Extreme rainfall in Dunhuang and Zhangye in China’s Gansu province has put UNESCO-listed world heritage sites at risk, with cave monasteries dating to the 4th century already damaged, environmental group Greenpeace said Monday.

Rainwater leaks and rising humidity have damaged ancient cave paintings, including those in the famous Mogao grottoes, it said, and some caves have even collapsed.

“Spikes in humidity, flash floods, and cave-ins are already happening,” said Li Zhao, a senior researcher in Greenpeace East Asia’s Beijing office.

Greenpeace said that while total precipitation has increased in Gansu since 2000, the number of rainy days has actually fallen, meaning that individual bouts of rainfall have become more intense. Temperatures in the province have also risen faster than the global average.

China is conducting a nationwide cultural heritage survey, but Li warned that some of the country’s treasures could already be gone by the time it is completed.

China Climate vanishing artefacts
Wang Weidong, deputy director of the Zhangye Cultural Relics Research and Management Institute, with some of the ancient artifacts under threat.Li Juanhui / via Greenpeace

“The sites we looked at include some of the most well-funded, best-staffed cultural heritage sites in China,” Li said. “There are hundreds of less-funded, less-studied sites all around China that are facing these same risks.”

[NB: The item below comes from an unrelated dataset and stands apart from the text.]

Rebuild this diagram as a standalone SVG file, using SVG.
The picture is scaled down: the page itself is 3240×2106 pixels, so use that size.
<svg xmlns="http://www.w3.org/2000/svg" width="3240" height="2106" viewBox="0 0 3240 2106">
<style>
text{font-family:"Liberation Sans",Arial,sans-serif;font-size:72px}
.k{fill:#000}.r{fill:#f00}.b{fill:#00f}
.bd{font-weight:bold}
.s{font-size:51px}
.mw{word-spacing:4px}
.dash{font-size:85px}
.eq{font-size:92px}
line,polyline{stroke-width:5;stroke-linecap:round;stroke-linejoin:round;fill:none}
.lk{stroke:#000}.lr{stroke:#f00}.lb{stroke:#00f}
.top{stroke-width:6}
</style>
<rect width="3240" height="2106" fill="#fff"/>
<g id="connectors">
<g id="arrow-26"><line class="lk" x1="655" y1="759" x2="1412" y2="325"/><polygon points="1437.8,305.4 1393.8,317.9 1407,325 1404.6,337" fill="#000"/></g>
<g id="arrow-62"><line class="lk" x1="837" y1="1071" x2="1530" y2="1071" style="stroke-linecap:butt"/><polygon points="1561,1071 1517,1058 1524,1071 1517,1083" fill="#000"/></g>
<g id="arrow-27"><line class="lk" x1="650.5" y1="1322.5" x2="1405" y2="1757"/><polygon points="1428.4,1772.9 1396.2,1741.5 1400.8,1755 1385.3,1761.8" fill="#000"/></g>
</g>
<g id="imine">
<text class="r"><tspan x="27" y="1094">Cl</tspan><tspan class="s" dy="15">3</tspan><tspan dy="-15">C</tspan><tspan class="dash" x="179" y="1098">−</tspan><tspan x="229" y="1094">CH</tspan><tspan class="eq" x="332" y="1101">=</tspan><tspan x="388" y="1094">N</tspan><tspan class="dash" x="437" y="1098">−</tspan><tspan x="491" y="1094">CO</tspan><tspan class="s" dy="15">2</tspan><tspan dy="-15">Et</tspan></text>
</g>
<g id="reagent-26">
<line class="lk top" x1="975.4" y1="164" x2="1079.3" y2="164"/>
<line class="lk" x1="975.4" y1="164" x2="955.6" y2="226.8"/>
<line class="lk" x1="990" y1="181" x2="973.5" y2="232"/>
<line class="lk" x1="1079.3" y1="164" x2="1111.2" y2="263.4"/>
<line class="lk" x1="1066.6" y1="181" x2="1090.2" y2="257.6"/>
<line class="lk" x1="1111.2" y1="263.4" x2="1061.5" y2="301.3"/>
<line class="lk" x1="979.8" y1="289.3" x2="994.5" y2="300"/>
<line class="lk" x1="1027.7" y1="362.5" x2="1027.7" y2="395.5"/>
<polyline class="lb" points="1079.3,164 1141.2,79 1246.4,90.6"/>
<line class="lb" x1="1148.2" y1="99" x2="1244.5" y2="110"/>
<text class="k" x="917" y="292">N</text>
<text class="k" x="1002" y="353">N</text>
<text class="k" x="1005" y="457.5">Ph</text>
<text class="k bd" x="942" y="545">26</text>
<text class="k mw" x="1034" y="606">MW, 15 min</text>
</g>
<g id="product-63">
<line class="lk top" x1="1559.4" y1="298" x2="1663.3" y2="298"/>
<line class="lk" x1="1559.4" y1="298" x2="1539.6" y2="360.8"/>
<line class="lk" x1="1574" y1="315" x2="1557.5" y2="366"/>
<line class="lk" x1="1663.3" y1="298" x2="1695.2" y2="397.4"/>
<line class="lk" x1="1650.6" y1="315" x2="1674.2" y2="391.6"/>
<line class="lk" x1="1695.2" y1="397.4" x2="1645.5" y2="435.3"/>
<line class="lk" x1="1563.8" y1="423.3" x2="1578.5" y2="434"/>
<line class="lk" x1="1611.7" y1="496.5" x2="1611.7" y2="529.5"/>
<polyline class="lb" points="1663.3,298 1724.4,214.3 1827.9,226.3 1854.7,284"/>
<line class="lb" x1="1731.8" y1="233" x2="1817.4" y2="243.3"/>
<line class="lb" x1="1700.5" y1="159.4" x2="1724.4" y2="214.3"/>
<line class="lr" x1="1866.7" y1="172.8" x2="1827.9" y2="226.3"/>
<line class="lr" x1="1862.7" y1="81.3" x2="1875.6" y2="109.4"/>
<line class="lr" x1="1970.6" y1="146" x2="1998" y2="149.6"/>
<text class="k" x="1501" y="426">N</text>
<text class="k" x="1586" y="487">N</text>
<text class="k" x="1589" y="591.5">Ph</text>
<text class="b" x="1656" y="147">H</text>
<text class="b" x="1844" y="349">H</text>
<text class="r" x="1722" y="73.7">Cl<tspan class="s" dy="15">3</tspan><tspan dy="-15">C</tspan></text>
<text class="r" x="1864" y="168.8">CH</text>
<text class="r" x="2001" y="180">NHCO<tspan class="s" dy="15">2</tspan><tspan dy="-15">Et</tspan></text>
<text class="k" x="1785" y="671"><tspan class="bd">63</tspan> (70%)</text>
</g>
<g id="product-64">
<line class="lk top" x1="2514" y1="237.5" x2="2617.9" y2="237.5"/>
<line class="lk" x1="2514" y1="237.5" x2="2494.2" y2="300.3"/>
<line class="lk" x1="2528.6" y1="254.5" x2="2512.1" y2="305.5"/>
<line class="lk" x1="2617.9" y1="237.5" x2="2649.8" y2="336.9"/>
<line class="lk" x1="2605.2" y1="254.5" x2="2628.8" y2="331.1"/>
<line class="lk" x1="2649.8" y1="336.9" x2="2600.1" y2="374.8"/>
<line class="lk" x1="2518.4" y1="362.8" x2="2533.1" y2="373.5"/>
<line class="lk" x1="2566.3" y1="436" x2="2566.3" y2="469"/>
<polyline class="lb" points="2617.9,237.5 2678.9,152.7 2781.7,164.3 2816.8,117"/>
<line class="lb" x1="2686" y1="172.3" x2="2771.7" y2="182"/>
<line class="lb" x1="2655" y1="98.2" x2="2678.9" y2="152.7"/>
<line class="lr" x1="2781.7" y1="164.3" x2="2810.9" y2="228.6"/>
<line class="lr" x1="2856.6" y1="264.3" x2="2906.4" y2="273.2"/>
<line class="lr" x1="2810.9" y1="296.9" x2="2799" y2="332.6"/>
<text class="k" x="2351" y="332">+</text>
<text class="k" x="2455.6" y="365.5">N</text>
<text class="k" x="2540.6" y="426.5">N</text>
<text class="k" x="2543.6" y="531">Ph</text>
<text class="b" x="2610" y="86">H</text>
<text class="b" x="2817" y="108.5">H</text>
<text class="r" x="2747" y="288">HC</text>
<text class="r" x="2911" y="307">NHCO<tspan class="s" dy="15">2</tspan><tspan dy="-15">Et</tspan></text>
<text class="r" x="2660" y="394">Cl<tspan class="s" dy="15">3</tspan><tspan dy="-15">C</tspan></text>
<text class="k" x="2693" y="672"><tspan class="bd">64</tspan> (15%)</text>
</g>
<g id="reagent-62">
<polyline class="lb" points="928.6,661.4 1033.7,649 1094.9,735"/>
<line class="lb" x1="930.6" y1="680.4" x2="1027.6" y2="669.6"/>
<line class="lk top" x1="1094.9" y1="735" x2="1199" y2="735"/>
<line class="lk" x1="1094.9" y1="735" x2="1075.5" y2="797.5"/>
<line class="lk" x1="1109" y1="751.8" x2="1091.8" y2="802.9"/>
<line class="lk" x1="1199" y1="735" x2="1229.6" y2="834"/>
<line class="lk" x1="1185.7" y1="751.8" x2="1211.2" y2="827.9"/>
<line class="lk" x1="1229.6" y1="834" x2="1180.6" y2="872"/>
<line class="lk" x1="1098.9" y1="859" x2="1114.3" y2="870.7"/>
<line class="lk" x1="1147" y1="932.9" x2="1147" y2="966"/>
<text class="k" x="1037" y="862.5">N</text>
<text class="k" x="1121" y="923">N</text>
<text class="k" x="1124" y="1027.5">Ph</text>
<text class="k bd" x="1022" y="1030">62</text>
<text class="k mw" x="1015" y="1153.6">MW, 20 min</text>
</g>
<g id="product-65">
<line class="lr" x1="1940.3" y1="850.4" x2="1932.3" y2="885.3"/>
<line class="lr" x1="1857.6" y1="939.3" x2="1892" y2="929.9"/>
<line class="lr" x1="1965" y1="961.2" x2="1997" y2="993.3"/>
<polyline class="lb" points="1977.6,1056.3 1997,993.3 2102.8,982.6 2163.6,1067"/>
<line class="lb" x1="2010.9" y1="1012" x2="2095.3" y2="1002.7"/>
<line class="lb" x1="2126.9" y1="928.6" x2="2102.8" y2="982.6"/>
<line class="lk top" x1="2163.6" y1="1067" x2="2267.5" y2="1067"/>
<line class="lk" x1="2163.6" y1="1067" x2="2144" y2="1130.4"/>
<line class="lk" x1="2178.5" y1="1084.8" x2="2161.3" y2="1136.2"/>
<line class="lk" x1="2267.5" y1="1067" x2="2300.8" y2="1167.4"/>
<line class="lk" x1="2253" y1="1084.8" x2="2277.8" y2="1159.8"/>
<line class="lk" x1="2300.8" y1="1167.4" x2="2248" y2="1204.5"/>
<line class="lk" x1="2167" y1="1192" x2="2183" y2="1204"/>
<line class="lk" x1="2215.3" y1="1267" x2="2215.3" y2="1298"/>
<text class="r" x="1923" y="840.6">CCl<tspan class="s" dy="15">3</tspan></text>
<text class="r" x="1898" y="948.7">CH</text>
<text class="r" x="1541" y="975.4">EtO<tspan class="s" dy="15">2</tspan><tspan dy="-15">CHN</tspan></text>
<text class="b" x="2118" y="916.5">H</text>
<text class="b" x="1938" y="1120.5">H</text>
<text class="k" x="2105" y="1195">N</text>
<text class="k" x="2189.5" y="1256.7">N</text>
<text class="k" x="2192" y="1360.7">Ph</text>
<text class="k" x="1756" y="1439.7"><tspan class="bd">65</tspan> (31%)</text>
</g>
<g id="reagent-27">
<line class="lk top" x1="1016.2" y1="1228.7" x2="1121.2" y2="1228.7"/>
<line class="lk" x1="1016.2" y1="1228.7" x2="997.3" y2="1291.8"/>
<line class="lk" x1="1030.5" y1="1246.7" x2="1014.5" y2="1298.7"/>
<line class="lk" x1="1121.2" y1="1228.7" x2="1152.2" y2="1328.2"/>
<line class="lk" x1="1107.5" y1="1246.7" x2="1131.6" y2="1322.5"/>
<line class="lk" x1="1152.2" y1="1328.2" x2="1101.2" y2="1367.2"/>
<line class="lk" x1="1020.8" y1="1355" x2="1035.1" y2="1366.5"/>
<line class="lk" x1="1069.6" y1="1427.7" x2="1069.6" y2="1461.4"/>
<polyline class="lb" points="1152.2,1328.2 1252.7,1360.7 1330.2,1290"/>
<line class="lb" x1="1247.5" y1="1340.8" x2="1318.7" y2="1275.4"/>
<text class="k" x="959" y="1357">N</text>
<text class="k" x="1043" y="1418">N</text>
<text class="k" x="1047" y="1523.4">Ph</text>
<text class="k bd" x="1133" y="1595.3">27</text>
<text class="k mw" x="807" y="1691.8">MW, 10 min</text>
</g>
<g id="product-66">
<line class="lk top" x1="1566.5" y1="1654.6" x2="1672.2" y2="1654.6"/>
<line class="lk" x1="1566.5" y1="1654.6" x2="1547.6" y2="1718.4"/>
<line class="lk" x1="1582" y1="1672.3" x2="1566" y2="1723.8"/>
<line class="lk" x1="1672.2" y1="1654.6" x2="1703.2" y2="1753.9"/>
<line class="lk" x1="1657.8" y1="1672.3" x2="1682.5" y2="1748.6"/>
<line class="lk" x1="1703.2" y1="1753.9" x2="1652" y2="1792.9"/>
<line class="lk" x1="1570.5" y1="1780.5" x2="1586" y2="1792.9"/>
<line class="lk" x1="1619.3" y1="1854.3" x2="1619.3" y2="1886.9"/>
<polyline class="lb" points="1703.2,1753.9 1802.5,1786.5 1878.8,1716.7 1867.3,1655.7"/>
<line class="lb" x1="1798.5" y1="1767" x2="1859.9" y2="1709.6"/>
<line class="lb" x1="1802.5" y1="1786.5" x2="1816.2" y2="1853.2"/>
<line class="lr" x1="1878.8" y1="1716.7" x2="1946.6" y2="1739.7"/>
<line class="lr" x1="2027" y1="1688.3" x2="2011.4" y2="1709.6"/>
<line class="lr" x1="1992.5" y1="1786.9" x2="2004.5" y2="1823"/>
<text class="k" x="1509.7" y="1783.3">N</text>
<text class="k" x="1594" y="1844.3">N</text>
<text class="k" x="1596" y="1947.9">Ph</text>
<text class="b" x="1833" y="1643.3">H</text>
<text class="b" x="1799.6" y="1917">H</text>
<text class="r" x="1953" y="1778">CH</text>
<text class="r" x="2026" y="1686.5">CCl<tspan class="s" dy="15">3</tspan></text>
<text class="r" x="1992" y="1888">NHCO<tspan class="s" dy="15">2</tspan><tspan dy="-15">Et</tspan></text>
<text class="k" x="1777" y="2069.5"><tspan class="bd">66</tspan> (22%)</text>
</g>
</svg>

Gansu is not the only region at risk.

Higher levels of rainfall in the normally arid northern province of Shanxi have also taken their toll on ancient buildings, some of which are more than 1,000 years old, Friends of Nature, a Beijing environmental group, said last month.

The Jinci Temple and Tianlongshan grottoes, both national heritage sites in Shanxi, have collapsed, and old towers and walls in the province have suffered damage due to unusually heavy rain, it said.